My local battery supplier and myself was conned by the so called breakthrough in Lead Crystal Batteries. The company that made these batteries claimed they would last ten years, had a similar charge and discharge characteristics to conventional lead acid batteries.
It was also claimed they could be discharged down to almost zero volts. Note these batteries are not for portable use. I paid $5000 Aus for 8 x 6volt 200 amp hours after 2 years I load tested them and they only had half their capacity. I then tried to find out why and I noticed it was now hard to contact the company, I was told that I had to charge them at 2/3C which is around 120 amps. This was a total shock. My solar system at most inputs 2000W which is 50 amps max at 48V. This means for me is useless, they were hyped for Solar storage well I will keep using them but their storage capacity is pathetic.
I have noticed we are being sold cheap lithium phosphate ion batteries in Australia and it seems impossible to check useful technical manuals on these batteries.

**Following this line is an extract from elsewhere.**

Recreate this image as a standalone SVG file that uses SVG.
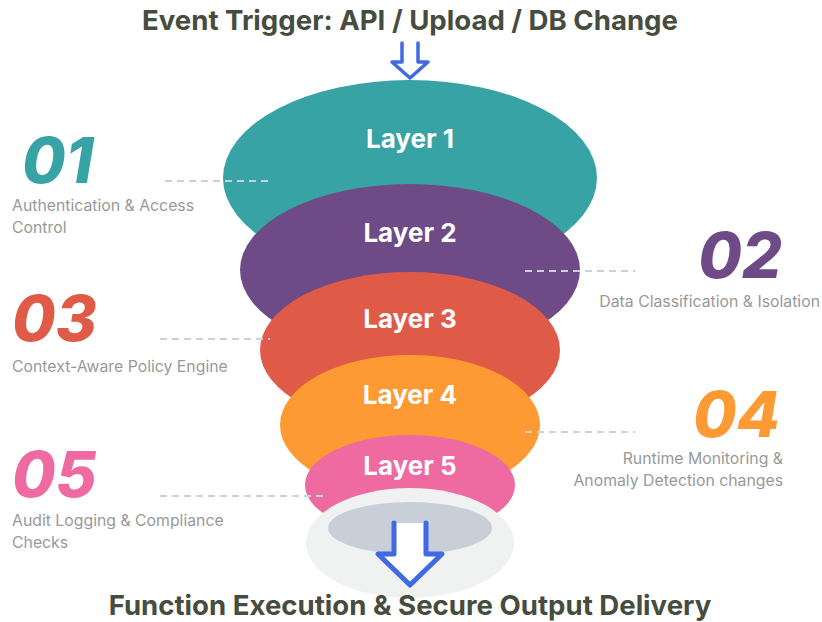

Battery technology is still very disappointing even though we keep hearing about breakthrough after breakthrough. I have lost trust in many of the claims that companies make.
It has been my feeling as well that we never hear any more about breakthroughs after the initial announcement. And we never hear anything about what prevented the success. That would be very interesting indeed. The product that I was involved in the developing was simply canceled because the profit was too far down the road, and it was a product that the auto companies really wanted. It was a sensor that would detect a crash much faster than the accelerometer do es in present systems. The problem that we saw as big was the sensing element, which was difficult to produce with uniform sensitivity and adequate production yield. Probably a different approach could produce it, but that was not what the leaders wanted and so no alternative approaches were investigated. A sensing element that was good and cheap would be far outside the current patent and so some other company could make a product that saved lots of lives. And make money as well.